* The request *
Only the lines from the start of the data through the line containing "from matplotlib.lines import Line2D" should be written out, exactly as they are, with both ends included and the pictures left out.

— begin Provided records —

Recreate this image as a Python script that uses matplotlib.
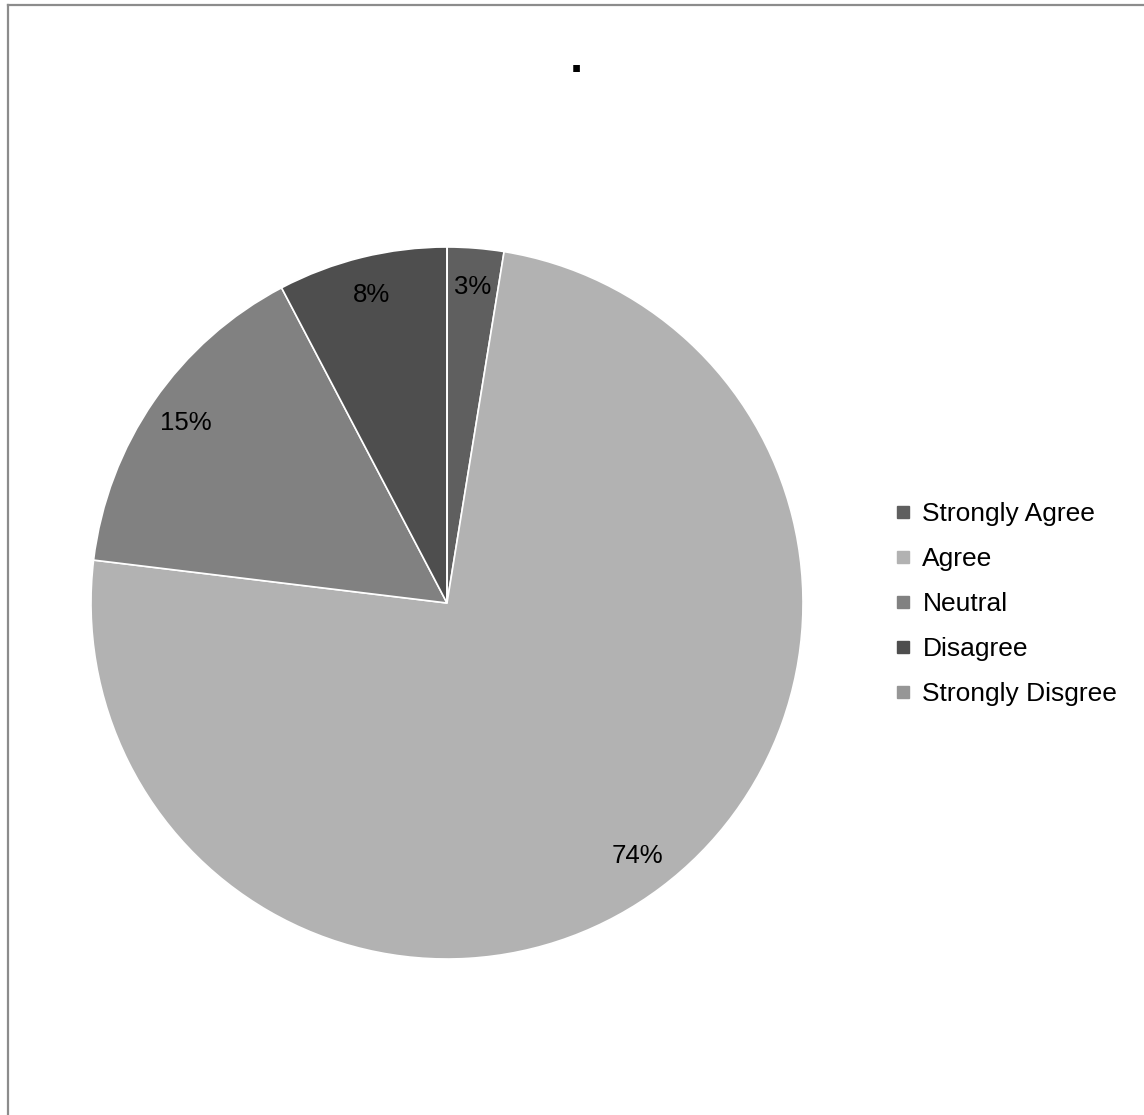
# Pie chart of survey responses, grey palette, legend on the right.
import matplotlib
matplotlib.use("Agg")
import matplotlib.pyplot as plt
from matplotlib.lines import Line2D

plt.rcParams["font.family"] = ["Liberation Sans", "DejaVu Sans"]

categories = ["Strongly Agree", "Agree", "Neutral", "Disagree", "Strongly Disgree"]
counts = [1, 29, 6, 3, 0]
colors = ["#5f5f5f", "#b2b2b2", "#818181", "#4e4e4e", "#969696"]

W, H = 1144, 1115
fig = plt.figure(figsize=(W / 100, H / 100), dpi=100)
fig.patch.set_facecolor("white")

# outer frame: only top and left edges are visible
fig.add_artist(Line2D([7.5 / W, 1], [1 - 4.5 / H, 1 - 4.5 / H], color="#8c8c8c", lw=1.6,
                      transform=fig.transFigure))
fig.add_artist(Line2D([7.5 / W, 7.5 / W], [0, 1 - 4.5 / H], color="#8c8c8c", lw=1.6,
                      transform=fig.transFigure))

cx, cy, r = 447, 603, 356
ax = fig.add_axes([(cx - r) / W, (H - cy - r) / H, 2 * r / W, 2 * r / H])


def pct(p):
    return f"{p:.0f}%" if p > 0 else ""


wedges, texts, autotexts = ax.pie(
    counts, colors=colors, startangle=90, counterclock=False, radius=1,
    autopct=pct, pctdistance=0.89,
    wedgeprops=dict(edgecolor="white", linewidth=1.2),
    textprops=dict(fontsize=18.5, color="black"))
ax.set_xlim(-1, 1)
ax.set_ylim(-1, 1)
ax.set_aspect("equal")
ax.axis("off")

fig.text(576 / W, 1 - 72 / H, ".", fontsize=34, fontweight="bold",
         ha="center", va="baseline")

handles = [Line2D([0], [0], marker="s", ls="none", color=c, markersize=8)
           for c in colors]
fig.legend(handles, categories, loc="center left",
           bbox_to_anchor=(896 / W, 1 - 604 / H), frameon=False,
           fontsize=19, handlelength=0.5, handletextpad=0.5,
           labelspacing=0.8, borderpad=0, borderaxespad=0)

fig.savefig("out.png", dpi=100, facecolor="white")
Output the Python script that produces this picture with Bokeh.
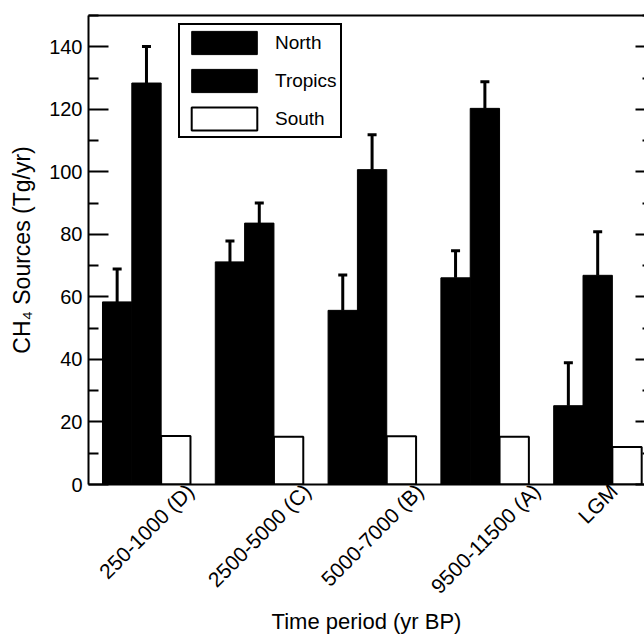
from math import sqrt, pi
from bokeh.plotting import figure
from bokeh.models import (ColumnDataSource, LinearAxis, FixedTicker, Range1d,
                          Legend, LegendItem, Whisker, TeeHead)
from bokeh.embed import file_html
from bokeh.resources import INLINE

# ---- data ----
categories = ["250-1000 (D)", "2500-5000 (C)", "5000-7000 (B)", "9500-11500 (A)", "LGM"]
north = [58.4, 71.2, 55.7, 66.1, 25.2]
north_err = [10.5, 6.7, 11.3, 8.7, 13.7]
tropics = [128.4, 83.6, 100.7, 120.3, 66.9]
tropics_err = [11.7, 6.4, 11.2, 8.5, 13.9]
south = [15.5, 15.3, 15.4, 15.3, 12.0]
y_ticks = [0, 20, 40, 60, 80, 100, 120, 140]
series_names = ["North", "Tropics", "South"]

# ---- layout / style ----
FONT = "Liberation Sans"
W, H = 644, 636
LEFT, TOP = 88, 15
FRAME_H = 470
X0, X1 = -0.514, 4.415
Y_MAX = 150
BAR_W = 0.26
LW = 2
LABEL_PX = 21

idx = list(range(len(categories)))
x_north = [i - BAR_W for i in idx]
x_trop = [i for i in idx]
x_south = [i + BAR_W for i in idx]

p = figure(width=W, height=H, output_backend="svg", toolbar_location=None,
           x_range=Range1d(X0, X1), y_range=Range1d(0, Y_MAX),
           min_border_left=LEFT, min_border_right=0, min_border_top=TOP,
           min_border_bottom=H - TOP - FRAME_H,
           x_axis_location=None, y_axis_location=None)
p.outline_line_color = None
p.grid.visible = False
p.background_fill_color = "white"
p.border_fill_color = "white"

minor = [t + 10 for t in y_ticks]

def style_axis(ax):
    ax.axis_line_color = "black"
    ax.axis_line_width = LW
    ax.major_tick_line_color = "black"
    ax.major_tick_line_width = LW
    ax.minor_tick_line_color = "black"
    ax.minor_tick_line_width = LW
    ax.major_tick_out = 0
    ax.minor_tick_out = 0
    ax.major_label_text_font = FONT
    ax.axis_label_text_font = FONT
    ax.axis_label_text_font_style = "normal"
    ax.axis_label_text_color = "black"
    ax.major_label_text_color = "black"

left = LinearAxis(ticker=FixedTicker(ticks=y_ticks, minor_ticks=minor),
                  axis_label="CH\u2084 Sources (Tg/yr)")
style_axis(left)
left.major_tick_in = 20
left.minor_tick_in = 10
left.major_label_text_font_size = "20px"
left.major_label_standoff = 6
left.axis_label_text_font_size = "23px"
left.axis_label_standoff = 11
p.add_layout(left, "left")

right = LinearAxis(ticker=FixedTicker(ticks=y_ticks, minor_ticks=minor))
style_axis(right)
right.axis_line_color = None
right.major_tick_in = 9
right.minor_tick_in = 2
right.major_label_text_font_size = "0px"
right.major_label_standoff = 0
p.add_layout(right, "right")

top = LinearAxis(ticker=FixedTicker(ticks=[]))
style_axis(top)
top.major_label_text_font_size = "0px"
top.major_label_standoff = 0
p.add_layout(top, "above")

# Category labels: rotated 45 deg; Bokeh anchors each label at its right end,
# so shift each tick by half the label's projected length to centre it on its group.
CW = {"0": 556, "1": 556, "2": 556, "3": 556, "4": 556, "5": 556, "6": 556,
      "7": 556, "8": 556, "9": 556, "-": 333, " ": 278, "(": 333, ")": 333,
      "A": 667, "B": 667, "C": 722, "D": 722, "L": 556, "G": 778, "M": 833}
px_per_x = (W - LEFT) / (X1 - X0)
cat_ticks = []
for i, cat in enumerate(categories):
    L = sum(CW.get(c, 556) for c in cat) * LABEL_PX / 1000.0
    cat_ticks.append(round(i + (L / sqrt(2) / 2) / px_per_x, 6))

bottom = LinearAxis(ticker=FixedTicker(ticks=cat_ticks, minor_ticks=[]),
                    axis_label="Time period (yr BP)")
style_axis(bottom)
bottom.major_tick_in = 0
bottom.major_tick_line_color = None
bottom.minor_tick_line_color = None
bottom.major_label_overrides = {t: c for t, c in zip(cat_ticks, categories)}
bottom.major_label_orientation = pi / 4
bottom.major_label_text_font_size = f"{LABEL_PX}px"
bottom.major_label_standoff = 3
bottom.axis_label_text_font_size = "22px"
bottom.axis_label_standoff = 0
p.add_layout(bottom, "below")

# ---- bars ----
src = ColumnDataSource(dict(xn=x_north, xt=x_trop, xs=x_south,
                            north=north, tropics=tropics, south=south,
                            n_up=[v + e for v, e in zip(north, north_err)],
                            t_up=[v + e for v, e in zip(tropics, tropics_err)]))

rn = p.vbar(x="xn", top="north", width=BAR_W, source=src,
            fill_color="black", line_color="black", line_width=1)
rt = p.vbar(x="xt", top="tropics", width=BAR_W, source=src,
            fill_color="black", line_color="black", line_width=1)
rs = p.vbar(x="xs", top="south", width=BAR_W, source=src,
            fill_color="white", line_color="black", line_width=LW)

for xcol, lo, up in [("xn", "north", "n_up"), ("xt", "tropics", "t_up")]:
    w = Whisker(source=src, base=xcol, lower=lo, upper=up, dimension="height",
                line_color="black", line_width=3, lower_head=None,
                upper_head=TeeHead(size=9, line_color="black", line_width=3),
                level="overlay")
    p.add_layout(w)

# ---- legend ----
legend = Legend(items=[LegendItem(label=series_names[0], renderers=[rn]),
                       LegendItem(label=series_names[1], renderers=[rt]),
                       LegendItem(label=series_names[2], renderers=[rs])],
                location=(90, 346), orientation="vertical",
                glyph_width=82, glyph_height=29, label_height=29, label_width=62,
                label_standoff=10, padding=3, spacing=9, margin=0,
                border_line_color="black", border_line_width=LW, border_line_alpha=1.0,
                background_fill_color="white", background_fill_alpha=1.0,
                label_text_font=FONT, label_text_font_size="19px",
                label_text_color="black")
p.add_layout(legend)

open("out.html", "w").write(file_html(p, INLINE))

— end Provided records —

* Answer to the task *
Recreate this image as a Python script that uses matplotlib.
# Pie chart of survey responses, grey palette, legend on the right.
import matplotlib
matplotlib.use("Agg")
import matplotlib.pyplot as plt
from matplotlib.lines import Line2D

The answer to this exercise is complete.